Un écrivain comme Lukas Hartmann, une auteure comme Milena Moser piochent chez moi des noms pour leurs personnages de roman. Dans ses jeunes années, l’animateur télé de la SRF Sascha Ruefer s’est servi de moi en guise d’haltères pour gonfler ses biceps. Pour Chris von Rohr, je servais de batterie à l’époque où ses parents ne voulaient pas lui acheter de percussions. A vrai dire, cela ne correspondait pas du tout à ma vocation, mais je l’ai quand même fait volontiers!
Le dernier numéro
Jusqu’ici, chaque année paraissaient de nouveaux annuaires imprimés pour chaque commune du pays, divisés par région et canton.

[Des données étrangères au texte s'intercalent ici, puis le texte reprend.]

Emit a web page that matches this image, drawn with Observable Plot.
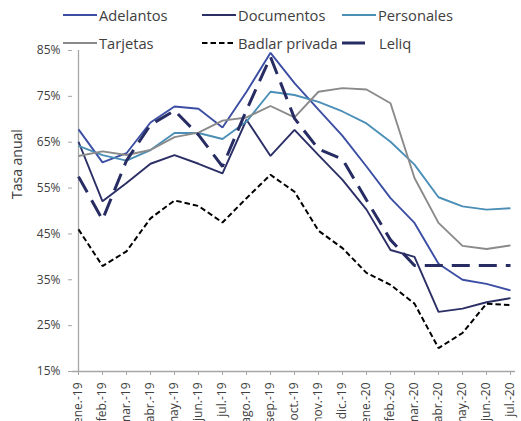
<!DOCTYPE html>
<html><head><meta charset="utf-8">
<script src="https://cdn.jsdelivr.net/npm/d3@7"></script>
<script src="https://cdn.jsdelivr.net/npm/@observablehq/plot@0.6"></script>
<style>
body{margin:0;background:#fff;}
#wrap{position:relative;width:521px;height:421px;overflow:hidden;font-family:"Open Sans",sans-serif;}
#legend{position:absolute;left:0;top:0;width:521px;height:60px;pointer-events:none;}
.item{position:absolute;display:flex;align-items:center;font-size:14.7px;color:#404040;white-space:nowrap;transform:translateY(-50%);}
.item svg{display:block;margin-right:1px;}
</style></head><body><div id="wrap"><div id="legend"></div></div>
<script>
const months = ["ene.-19","feb.-19","mar.-19","abr.-19","may.-19","jun.-19","jul.-19","ago.-19","sep.-19","oct.-19","nov.-19","dic.-19","ene.-20","feb.-20","mar.-20","abr.-20","may.-20","jun.-20","jul.-20"];
const seriesNames = ["Adelantos","Documentos","Personales","Tarjetas","Badlar privada","Leliq"];
const adelantos  = [67.8,60.6,62.6,69.3,72.8,72.3,68.2,76.0,84.5,77.9,72.1,66.4,59.7,52.8,47.4,38.5,35.0,34.1,32.7];
const documentos = [65.1,52.1,56.1,60.3,62.2,60.3,58.2,69.9,62.0,67.7,62.2,56.8,50.3,41.5,40.0,28.0,28.7,30.1,31.0];
const personales = [64.2,62.2,61.0,63.3,67.0,67.0,65.7,69.5,76.0,75.3,73.8,71.7,69.1,65.1,60.1,53.0,51.0,50.3,50.6];
const tarjetas   = [62.0,63.0,62.2,63.3,66.1,67.1,69.7,70.4,72.9,70.4,76.0,76.8,76.5,73.5,57.2,47.4,42.4,41.7,42.5];
const badlar     = [46.0,38.0,41.2,48.4,52.3,51.1,47.5,52.8,57.9,54.2,45.7,41.9,36.5,33.9,29.8,20.1,23.4,29.8,29.5];
const leliq      = [57.5,48.1,61.0,68.8,71.9,66.6,59.7,72.0,83.6,70.2,63.5,61.3,52.4,43.7,38.1,38.1,38.1,38.1,38.1];
const yTicks = [15,25,35,45,55,65,75,85];

const values = [adelantos, documentos, personales, tarjetas, badlar, leliq];
const styles = [
  {stroke:"#3b4ea3", width:1.9, dash:null},
  {stroke:"#2b2f66", width:1.9, dash:null},
  {stroke:"#4b8fb7", width:1.9, dash:null},
  {stroke:"#8a8a8a", width:1.9, dash:null},
  {stroke:"#000000", width:2, dash:"5.5,3"},
  {stroke:"#272d63", width:3, dash:"18,9"}
];

const rows = [];
seriesNames.forEach((s, k) => values[k].forEach((v, i) => rows.push({series:s, month:months[i], value:v})));

const lineMarks = seriesNames.map((s, k) => Plot.line(rows.filter(d => d.series === s), {
  x:"month", y:"value", stroke:styles[k].stroke, strokeWidth:styles[k].width,
  strokeDasharray:styles[k].dash, strokeLinejoin:"miter", strokeLinecap:"butt"
}));

const axisColor = "#a6a6a6";
const chart = Plot.plot({
  width:521, height:421,
  marginLeft:72, marginRight:6, marginTop:50, marginBottom:50,
  style:{fontFamily:"'Open Sans', sans-serif", color:"#404040", background:"transparent", overflow:"visible"},
  x:{type:"point", domain:months, padding:0},
  y:{domain:[15,85]},
  marks:[
    Plot.ruleY([15], {stroke:axisColor, strokeWidth:1.3}),
    Plot.ruleX([months[0]], {y1:15, y2:85, stroke:axisColor, strokeWidth:1.3}),
    Plot.axisY({ticks:yTicks, tickFormat:d => d + "%", tickSize:4, tickPadding:8, fontSize:12, stroke:axisColor, label:null}),
    Plot.axisX({tickRotate:-90, tickSize:4, tickPadding:7, fontSize:12, stroke:axisColor, label:null}),
    Plot.text(["Tasa anual"], {frameAnchor:"left", dx:-55, dy:-12, rotate:-90, fontSize:14, fill:"#404040"}),
    ...lineMarks
  ]
});
document.getElementById("wrap").prepend(chart);

// legend
const legendPos = [[63,15],[202,15],[342,15],[63,43],[202,43],[342,43]];
const legend = document.getElementById("legend");
seriesNames.forEach((s, k) => {
  const st = styles[k];
  const div = document.createElement("div");
  div.className = "item";
  div.style.left = legendPos[k][0] + "px";
  div.style.top = legendPos[k][1] + "px";
  const isLeliq = k === 5;
  const w = isLeliq ? 36 : 35;
  const len = isLeliq ? 23 : 34;
  const ns = "http://www.w3.org/2000/svg";
  const svg = document.createElementNS(ns, "svg");
  svg.setAttribute("width", w); svg.setAttribute("height", 8);
  const ln = document.createElementNS(ns, "line");
  ln.setAttribute("x1", 0); ln.setAttribute("x2", len); ln.setAttribute("y1", 4); ln.setAttribute("y2", 4);
  ln.setAttribute("stroke", st.stroke); ln.setAttribute("stroke-width", st.width);
  if (st.dash && !isLeliq) ln.setAttribute("stroke-dasharray", st.dash);
  svg.appendChild(ln);
  div.appendChild(svg);
  const sp = document.createElement("span");
  sp.textContent = s;
  div.appendChild(sp);
  legend.appendChild(div);
});
</script></body></html>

Ça, c’est fini! L’annuaire numérique m’a supplanté. C’est pourquoi, ces dernières années, je me suis silencieusement éclipsé de la vie quotidienne. Mes tout derniers exemplaires ont été livrés fin novembre. Depuis 2023, l’annuaire téléphonique de la commune souhaitée peut être imprimé gratuitement sous forme de PDF.
Les nostalgiques et les personnes ne possédant pas d’accès à internet ne seront pas les seuls à me regretter. Les férus du carnaval de Lucerne seront du nombre, puisque c’est dans mes vieilles pages qu’ils puisaient de quoi alimenter leurs pluies de confettis. Espérons qu’ils en ont encore en réserve car, pour ma part, je suis parti.
En chiffres
99 entrées
C’est ce que comporte l’annuaire de 1880. Dans les années 1990, il compte 4,2 millions de numéros dans tout le pays.
70 pour cent
de la population suisse utilisait régulièrement l’annuaire téléphonique en 2005, dont un tiers au moins une fois par semaine.
1551 pages
C’est l’épaisseur de l’annuaire que le Zurichois Albert Walter déchira en 9 secondes en 2014, établissant ainsi un nouveau record du monde.